Review: The Rum Diary

John Holden

Johnny Depp is the highest paid actor in the world with earnings of over $74million in 2011 alone and it’s not hard to see why. Throughout his career he has taken his characters to new levels, turning the vast majority of them into eccentric, larger than life caricatures of humanity: Edward Scissorhands, Jack Sparrow, Sweeney Todd, the Mad-Hatter, Willy Wonka, Raoul Duke – the list goes on. However, with these caricature portrayals there is often little room for genuine, human qualities and that is the problem with The Rum Diary. The acting throughout is fundamentally poor. The characters lack any kind of chemistry between each other; even the simmering sexual tension between Depp and Amber Heard fails to create any kind of spark, although they are both undeniably fantastic to look at. I imagine Depp may well describe his performance as ‘minimalistic’ or ‘understated’ but often he seems very subdued and in dire need of a little slap or sneaky cattle prod just to wake him up. He spends almost the entire first half of the film just making faces of bemusement, with varying degrees of eyebrow-raising and the second half brings almost cringe-worthily bad wistful conversations between himself and Heard, with very rare sparks of the passion and zest which have made Depp so successful. This lack of spark left a very heavy atmosphere weighing on the shoulders, although occasionally broken up by flashes of comedy, often provided by the stand-out performer Giovanni Ribisi (Pheobe’s brother with the triplets in Friends) as the constantly drunk Moburg.

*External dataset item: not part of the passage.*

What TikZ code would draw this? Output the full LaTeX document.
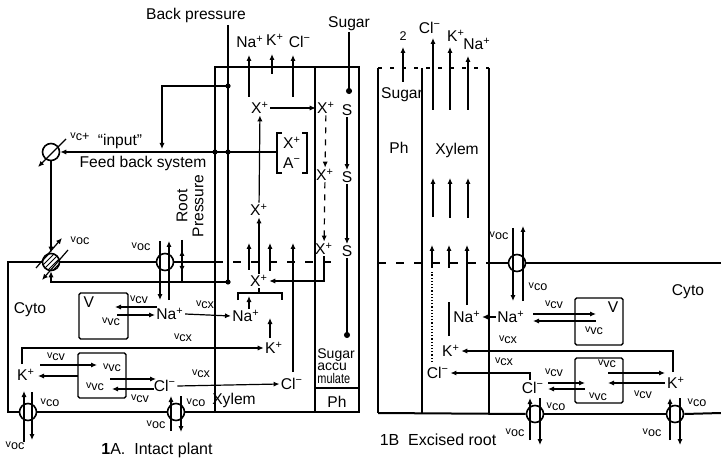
\documentclass[tikz,border=0pt]{standalone}
\usepackage{fontspec}
\setmainfont{Liberation Sans}
\usetikzlibrary{arrows.meta,positioning,calc}

\tikzset{
  wall/.style={line width=1pt},
  flow/.style={line width=0.6pt,-{Latex[length=3pt,width=2.6pt]}},
  chan/.style={circle,draw,line width=0.8pt,minimum size=8.5pt,inner sep=0pt},
  vac/.style={draw,line width=0.7pt,rounded corners=0.8pt},
  lbl/.style={font=\fontsize{7.8}{8}\selectfont,inner sep=0.5pt},
  ion/.style={font=\fontsize{7.8}{8}\selectfont,inner sep=0.5pt},
  flux/.style={font=\fontsize{6.3}{7}\selectfont,inner sep=0.3pt},
}
\newcommand{\fx}[1]{\raisebox{0.35ex}{\scalebox{0.85}{v}}#1}
\newcommand{\pls}{\textsuperscript{+}}
\newcommand{\mns}{\textsuperscript{−}}

\begin{document}
\begin{tikzpicture}[x=0.5pt,y=-0.5pt]
\useasboundingbox (0,0) rectangle (721,464);

% ---------------- 1A: intact plant ----------------
% stele: xylem and phloem
\draw[wall] (215,412) -- (215,67) -- (359,67) -- (359,412) -- cycle;
\draw[wall] (315,67) -- (315,412);
\draw[line width=0.6pt] (315,388) -- (359,388);

% plasmalemma with carriers
\node[chan] (cF) at (51,152) {};
\node[chan] (cL) at (51,262) {};
\node[chan] (cNa) at (165,262) {};
\node[chan] (cK) at (28,412) {};
\node[chan] (cCl) at (176,412) {};
\draw[wall] (cL.west) -- (8,262) -- (8,412) -- (cK.west);
\draw[wall] (cL.east) -- (cNa.west);
\draw[wall] (cNa.east) -- (215,262);
\draw[wall,dash pattern=on 4pt off 5pt] (215,262) -- (335,262);
\draw[wall] (cK.east) -- (cCl.west);
\draw[wall] (cCl.east) -- (215,412);

% back pressure and feed back
\node[lbl] (bp) at (196,15) {Back pressure};
\draw[wall] (228,25) -- (228,282);
\foreach \y in {86,152,282} \fill (228,\y) circle (1.3pt);
\fill (215,152) circle (1.3pt);
\draw[flow] (228,86) -- (162,86) -- (162,149);
\draw[flow,line width=0.8pt] (277,152) -- (cF.east);
\node[ion] (xa1) at (292,143) {X\pls};
\node[ion] (aa1) at (292,163) {A\mns};
\draw[line width=0.7pt] (282,133) -- (277,133) -- (277,173) -- (282,173);
\draw[line width=0.7pt] (302,133) -- (307,133) -- (307,173) -- (302,173);
\draw[flow] (66,139) -- (38,167);
\node[flux] (fcp) at (80,137) {\fx{c+}};
\node[lbl] (inp) at (120,141) {``input''};
\node[lbl] (fbs) at (143,163) {Feed back system};
\draw[flow] (cF.south) -- (cL.north);

% hatched carrier
\begin{scope}
  \clip (cL.center) circle (4.25pt);
  \foreach \d in {-10,-5,0,5,10}
    \draw[line width=0.5pt] ($(cL.center)+(\d-12,12)$) -- ++(24,-24);
\end{scope}
\draw[flow] (36,268) -- (62,238);
\draw[flow] (68,250) -- (42,280);
\node[flux] (foc1) at (80,241) {\fx{oc}};

% root pressure
\node[lbl,rotate=90,align=center] (rp) at (190,206) {Root\\Pressure};
\draw[line width=0.6pt] (182,240) -- (182,282);
\draw[flow] (182,262) -- (182,250);
\draw[flow] (182,262) -- (182,272);
\draw[flow] (228,282) -- (51,282) -- (cL.south);

% Na+ uptake
\draw[flow] (160,241) -- (160,300);
\draw[flow] (169,300) -- (169,241);
\node[flux] (foc2) at (141,247) {\fx{oc}};
\node[lbl] (cyto1) at (30,310) {Cyto};
\node[ion] (naC) at (170,314) {Na\pls};
\node[ion] (naX) at (246,316) {Na\pls};
\draw[flow] (naC.east) -- (naX.west);
\node[flux] (fcx1) at (205,305) {\fx{cx}};

% vacuole, Na+
\node[vac,minimum width=24.5pt,minimum height=23pt] (vac1) at (103.5,316) {};
\node[lbl,anchor=north west] (v1) at ($(vac1.north west)+(4,3)$) {V};
\draw[flow] (157,307) -- (115,307);
\draw[flow] (117,315) -- (155,315);
\node[flux] (fcv1) at (139,300) {\fx{cv}};
\node[flux] (fvc1) at (111,322) {\fx{vc}};

% K+ and Cl-
\node[ion] (kC) at (26,375) {K\pls};
\node[ion] (kX) at (274,348) {K\pls};
\draw[flow] (22,364) |- (kX.west);
\node[flux] (fcx2) at (183,338) {\fx{cx}};
\node[vac,minimum width=24pt,minimum height=22.5pt] (vac2) at (102,375.5) {};
\draw[flow] (40,365) -- (97,365);
\draw[flow] (78,376) -- (38,376);
\node[flux] (fcv2) at (56,357) {\fx{cv}};
\node[flux] (fvc2) at (112,368) {\fx{vc}};
\draw[flow] (110,379) -- (156,379);
\draw[flow] (154,389) -- (112,389);
\node[flux] (fvc3) at (95,387) {\fx{vc}};
\node[flux] (fcv3) at (140,399) {\fx{cv}};
\node[ion] (clC) at (165,386) {Cl\mns};
\node[ion] (clX) at (292,384) {Cl\mns};
\draw[flow] (clC.east) -- (clX.west);
\node[flux] (fcx3) at (201,374) {\fx{cx}};

% carriers at the bottom
\draw[flow] (24,442) -- (24,391);
\draw[flow] (32,392) -- (32,440);
\node[flux] (fco1) at (50,403) {\fx{co}};
\node[flux] (foc3) at (15,446) {\fx{oc}};
\draw[flow] (171,431) -- (171,396);
\draw[flow] (181,396) -- (181,432);
\node[flux] (foc4) at (156,425) {\fx{oc}};
\node[flux] (fco2) at (196,403) {\fx{co}};

% xylem and phloem contents
\node[ion] (naT) at (250,42) {Na\pls};
\node[ion] (kT) at (275,40) {K\pls};
\node[ion] (clT) at (300,42) {Cl\mns};
\node[lbl] (sugT) at (349,24) {Sugar};
\draw[flow] (249,97) -- (249,55);
\draw[flow] (272,74) -- (272,54);
\draw[flow] (293,97) -- (293,55);
\draw[-{Circle[length=3pt]},line width=0.8pt] (sugT.south) -- (349,94);

\node[ion] (xT) at (260,108) {X\pls};
\node[ion] (xR1) at (326,108) {X\pls};
\node[ion] (sA) at (347,110) {S};
\node[ion] (xM) at (259,210) {X\pls};
\node[ion] (xR2) at (325,175) {X\pls};
\node[ion] (sB) at (347,177) {S};
\node[ion] (xR3) at (324,249) {X\pls};
\node[ion] (sC) at (347,251) {S};
\node[ion] (xB) at (259,281) {X\pls};
\draw[flow] (xT) -- (xR1);
\draw[flow,dashed] (xR1) -- (xR2);
\draw[flow,dashed] (xR2) -- (xR3);
\draw[flow] (sA) -- (sB);
\draw[flow] (sB) -- (sC);
\draw[-{Circle[length=3pt]},line width=0.6pt] (sC) -- (347,338);
\draw[flow] (xM) -- (xT);
\draw[flow] (xB) -- (xM);
\draw[flow] (xR3.south) |- (xB.east);
\draw[line width=0.6pt] (238,300) -- (238,293) -- (282,293) -- (282,300);
\draw[line width=0.6pt] (259,293) -- (xB.south);
\draw[flow] (249,309) -- (249,296);
\draw[flow] (270,338) -- (270,318);
\draw[flow] (249,270) -- (249,243);
\draw[flow] (270,271) -- (270,243);
\draw[flow] (293,372) -- (293,243);

\node[lbl] (xyl1) at (234,400) {Xylem};
\node[lbl] (ph1) at (337,402) {Ph};
\node[lbl,align=left,anchor=north west,font=\fontsize{7}{6.3}\selectfont] (acc) at (316,347) {Sugar\\accu\\\scalebox{0.78}[1]{mulate}};
\node[lbl,font=\fontsize{8}{9}\selectfont] (t1) at (157,450) {\textbf{1}A. \ Intact plant};

% ---------------- 1B: excised root ----------------
\draw[wall] (378,68) -- (378,413);
\draw[wall] (422,68) -- (422,413);
\draw[wall] (489,68) -- (489,413);
\draw[line width=0.6pt,dash pattern=on 2pt off 4pt] (378,68) -- (489,68);
\node[chan] (cNa2) at (517,263) {};
\node[chan] (cCl2) at (535,414) {};
\node[chan] (cK2) at (675,414) {};
\draw[wall,dash pattern=on 4pt off 5pt] (378,263) -- (489,263);
\draw[wall] (489,263) -- (cNa2.west);
\draw[wall] (cNa2.east) -- (721,263);
\draw[wall] (378,413) -- (cCl2.west);
\draw[wall] (cCl2.east) -- (cK2.west);
\draw[wall] (cK2.east) -- (721,413);

% exudate
\node[flux] (two) at (403,36) {2};
\draw[flow] (403,82) -- (403,47);
\node[ion] (clT2) at (430,28) {Cl\mns};
\node[ion] (kT2) at (456,36) {K\pls};
\node[ion] (naT2) at (477,44) {Na\pls};
\draw[flow] (433,110) -- (433,38);
\draw[flow] (450,110) -- (450,47);
\draw[flow] (468,110) -- (468,56);
\draw[flow] (433,217) -- (433,178);
\draw[flow] (450,218) -- (450,178);
\draw[flow] (468,218) -- (468,178);
\node[lbl] (sug2) at (402,95) {Sugar};
\node[lbl] (ph2) at (399,148) {Ph};
\node[lbl] (xyl2) at (457,150) {Xylem};

\draw[flow] (432,268) -- (432,245);
\draw[flow] (449,268) -- (449,245);
\draw[flow] (467,305) -- (467,245);
\draw[line width=0.6pt,densely dotted] (432,362) -- (432,272);
\draw[line width=0.6pt] (449,336) -- (449,302);
\node[ion] (naX2) at (467,317) {Na\pls};
\node[ion] (kX2) at (451,351) {K\pls};
\node[ion] (clX2) at (438,373) {Cl\mns};

% cortex cell
\draw[flow] (513,228) -- (513,301);
\draw[flow] (523,301) -- (523,226);
\node[flux] (foc5) at (499,236) {\fx{oc}};
\node[flux] (fco3) at (538,287) {\fx{co}};
\node[lbl] (cyto2) at (688,292) {Cyto};
\node[ion] (naC2) at (511,317) {Na\pls};
\draw[flow] (naC2.west) -- (naX2.east);

\node[vac,minimum width=24pt,minimum height=23.5pt] (vac3) at (599,321.5) {};
\node[lbl,anchor=north east] (v3) at ($(vac3.north east)+(-4,3)$) {V};
\draw[flow] (533,314) -- (596,314);
\draw[flow] (596,321) -- (533,321);
\node[flux] (fcv4) at (554,305) {\fx{cv}};
\node[flux] (fvc4) at (594,331) {\fx{vc}};

\node[ion] (kC2) at (676,383) {K\pls};
\draw[flow] (673,372) |- (kX2.east);
\node[flux] (fcx4) at (508,340) {\fx{cx}};
\node[ion] (clC2) at (533,388) {Cl\mns};
\draw[flow] (530,380) |- (clX2.east);
\node[flux] (fcx5) at (504,362) {\fx{cx}};

\node[vac,minimum width=24pt,minimum height=22.5pt] (vac4) at (599,380.5) {};
\draw[flow] (548,383) -- (585,383);
\draw[flow] (585,389) -- (548,389);
\node[flux] (fcv5) at (554,373) {\fx{cv}};
\node[flux] (fvc5) at (598,397) {\fx{vc}};
\draw[flow] (608,373) -- (665,373);
\draw[flow] (665,383) -- (608,383);
\node[flux] (fvc6) at (607,364) {\fx{vc}};
\node[flux] (fcv6) at (643,395) {\fx{cv}};

\draw[flow] (530,440) -- (530,398);
\draw[flow] (540,398) -- (540,445);
\node[flux] (foc6) at (515,433) {\fx{oc}};
\node[flux] (fco4) at (556,407) {\fx{co}};
\draw[flow] (670,440) -- (670,398);
\draw[flow] (680,398) -- (680,445);
\node[flux] (foc7) at (652,433) {\fx{oc}};
\node[flux] (fco5) at (697,403) {\fx{co}};
\node[lbl,font=\fontsize{8}{9}\selectfont] (t2) at (438,440) {1B \ Excised root};
\end{tikzpicture}
\end{document}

The film itself acts as a prequel of sorts to the 1998 film Fear and Loathing in Las Vegas, which also stars Johnny Depp as the drug-addled journalist Raoul Duke. Although in this film the character is named Paul Kemp, both are based on the author of the two books Hunter S. Thompson. The Rum Diary focuses on Kemp’s arrival in 1960’s Puerto Rico, an area which seems to run entirely on alcohol, in an attempt to forge a career as a journalist. However the local paper, the San Juan Star, is on the verge of being shut down as it battles with the depravity of the area whilst simultaneously attempting to present an image of ‘The American Dream’ to outsiders. It is this idea of ‘The American Dream’ which forms the main theme of the film, as Kemp is drawn into corruption and the Puerto Rican underworld, where he instantly falls in love with his boss’s (Aaron Eckhart) girlfriend, Chennault (Amber Heard). Kemp goes on something of a rum-fuelled voyage of self-discovery as he seeks to ‘find his voice’ as a journalist. Perhaps this sheer volume of self-reflection explains the suppressed mood and left me longing for the crazed, hedonistic Duke of Fear and Loathing. Even Depp’s portrayal of drunkenness, at which he is usually so reliable, lacked its usual verve and seemed almost as if he was intentionally toning it down.

Despite a late glimmer of comedic slapstick involving a dilapidated Fiat rampaging through the streets of San Juan, my overriding view of this film is that it lacked life in almost every way. The characters are wooden, the plot is tediously uneventful and the acting, for the most part, is surprisingly poor considering the quality of the cast. The only saving grace is the aesthetic beauty and natural cool of Depp and Heard, Puerto Rico and its 1960’s setting, but that hardly makes up for the other glaring flaws. It’s unsurprising that this film has bombed at box offices on either side of the Atlantic, but I get the feeling that this won’t be of much concern to Johnny Depp, for whom this was clearly a personal project – a labour of love. It is the first film produced by his production company and he apparently went to great lengths to make this adaptation, of a book which he found discarded in a basement, a reality. Even after this, Depp will still be the biggest, most sought after movie star in the world and Amber Heard will still land roles based on the fact that she is sacrilegiously attractive. Whilst I’m sure it will have its fans that enjoy its understated approach, the majority of us will just have to forget that it ever happened and look forward to seeing Depp back on form as some out of this world, freakishly brilliant creation as soon as possible.